Dean Mathey had his other faults—and other successes, as well—but it seems fitting to judge him by his relationship with Princeton, the institution that he once claimed “so much of my life is wrapped around.” Mathey was undoubtedly an irreplaceable force in shaping the university we know today. Whether through Mathey College, the East Pyne courtyard, or Princeton’s massive endowment, we can see his positive impact almost everywhere we turn on campus.

But Mathey also leaves a legacy of inertia. Clearly mesmerized by his college years, he was content to never really let them go. And so came decades and decades of energy devoted to trustee committees and campus architecture—in addition to what the preface to Men and Gothic Towers describes as an intense “love of unseen things that do not die.” Perennially stuck somewhere between Nassau Hall and Faculty Road, Mathey seems to have been overpowered by love for Princeton, blinded to other realities.

We see it, though, in his love for Princeton that was so great as to produce shock and dismay when a classmate missed two Reunions in 28 years. We see it in a rich, powerful man who would never turn down a role on a Princeton trustee committee but did just that when asked to join a group supporting civil rights for African-Americans in the 1960s.

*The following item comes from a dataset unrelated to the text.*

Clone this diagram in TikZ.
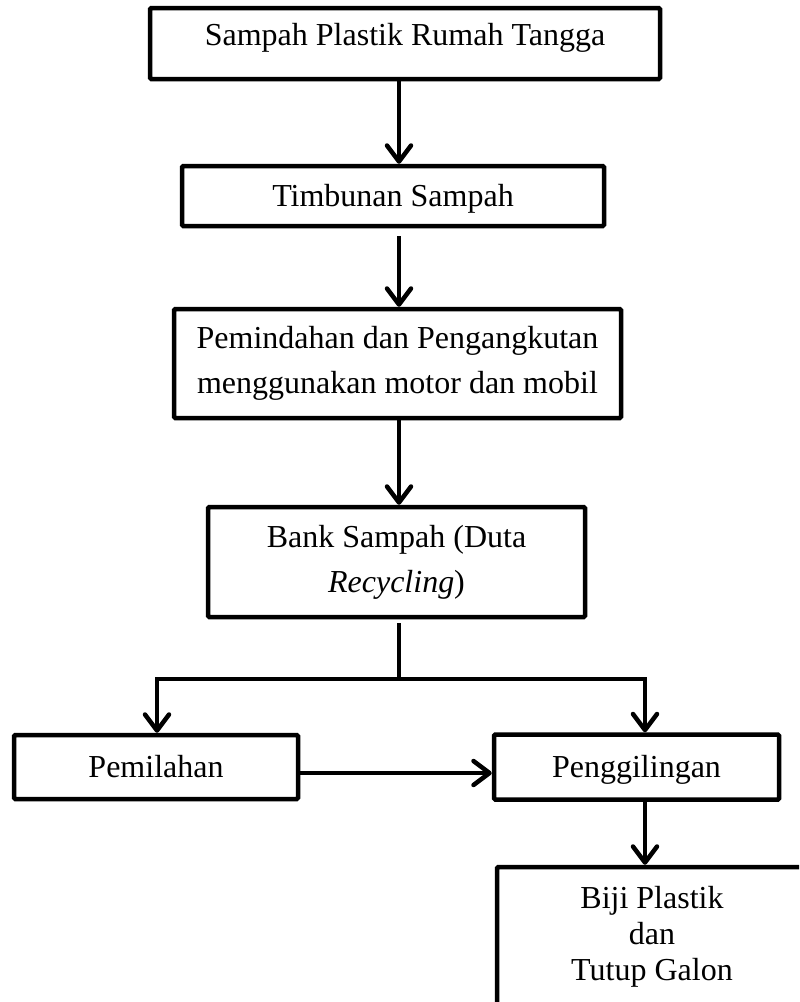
\documentclass[tikz,border=0pt]{standalone}
\usepackage{fontspec}
\setmainfont{Liberation Serif}
\usepackage{tikz}
\usetikzlibrary{arrows.meta}
\tikzstyle{flowbox} = [draw=black, fill=white, line width=2.25pt,
    rectangle, rounded corners=0.6pt, align=center,
    font=\fontsize{16}{22.5}\selectfont]
\tikzstyle{oneline} = [text height=10.6pt, text depth=0pt]
\tikzstyle{flowarrow} = [line width=2.25pt,
    -{Straight Barb[length=8pt, width=12pt, round]}]
\tikzstyle{flowline} = [line width=2.25pt]

\begin{document}
\begin{tikzpicture}[x=0.5pt, y=-0.5pt]
                \useasboundingbox (0,0) rectangle (799,1002);
                \clip (0,0) rectangle (799,1002);
                \coordinate (spine) at (399,0);
                \coordinate (rcol) at (645,0);
                \coordinate (split) at (399,679);
                \node [flowbox, text height=10.6pt, text depth=9.1pt,
                    minimum width=255pt, minimum height=35.5pt] (sampah) at (405,43.5)
                    {Sampah Plastik Rumah Tangga};
                \node [flowbox, oneline, minimum width=211pt, minimum height=30pt] (timbunan) at (393,196)
                    {Timbunan Sampah};
                \node [flowbox, minimum width=223.5pt, minimum height=54.5pt] (pindah) at (397.5,363.5)
                    {Pemindahan dan Pengangkutan\\menggunakan motor dan mobil};
                \node [flowbox, minimum width=188.5pt, minimum height=55pt] (bank) at (396.5,562)
                    {Bank Sampah (Duta\\\textit{Recycling})};
                \node [flowbox, oneline, minimum width=142pt, minimum height=32pt] (pilah) at (156,767)
                    {Pemilahan};
                \node [flowbox, oneline, minimum width=142.5pt, minimum height=32.5pt] (giling) at (636.5,767)
                    {Penggilingan};
                \node [flowbox, minimum width=155pt, minimum height=70pt,
                    font=\fontsize{16}{18}\selectfont] (hasil) at (652,937)
                    {Biji Plastik\\dan\\Tutup Galon};
                \draw [flowarrow] (sampah.south -| spine) -- (timbunan.north -| spine);
                \draw [flowarrow, shorten <=4pt] (timbunan.south -| spine) -- (pindah.north -| spine);
                \draw [flowarrow] (pindah.south -| spine) -- (bank.north -| spine);
                \draw [flowline, shorten <=2pt] (bank.south -| spine) -- (split);
                \draw [flowarrow] (split) -| (pilah.north -| 157,0);
                \draw [flowarrow] (split) -| (giling.north -| rcol);
                \draw [flowarrow] ([yshift=-3pt]pilah.east) -- ([yshift=-3pt]pilah.east -| giling.west);
                \draw [flowarrow] (giling.south -| rcol) -- (hasil.north -| rcol);
            \end{tikzpicture}
\end{document}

The way that Princeton—and in particular, Mathey College—handles Mathey’s legacy tells another story of inertia, or complacence. Rather than deliver all the facts, Mathey College presented its residents this Spring with an abridged, sugarcoated tale of Dean Mathey. Seemingly, the goal of offering us a few glorifying tidbits about him is to make us think, Phi Beta Kappa? Tennis star? Saved the endowment? We’re so lucky to be in a college named after this guy! No mention of nasty letters to fellow alumni. No mention of just how involved Mathey was at Princeton, which would be likely to give a few students the chills.

The thing is, the university doesn’t act this way just with Mathey. It does with Woodrow Wilson, whom President Tilghman praises each September in her speech before that year’s class of incoming freshmen. She never seems to get around to his screening of The Birth of a Nation at the White House. The university also acts this way with the eating clubs, about which a well-produced video can be found on the Princeton website. The students in the video chat cheerfully about the clubs as the social outlet they are. Nobody mentions the clubs’ sordid history—“dirty bicker” or the fact that T.I. didn’t let women in until 21 years ago.

This pattern is repeated over and over again, with our often-troubled past glossed over for the sake of brochures and instilling the idea of the idyllic Princeton in our students’ minds. Speaking honestly about Dean Mathey would seem like a good starting point for speaking more honestly about Princeton’s past: what better case than a man blinded by his unfettered love for Princeton to make us realize that we shouldn’t fall into the same trap?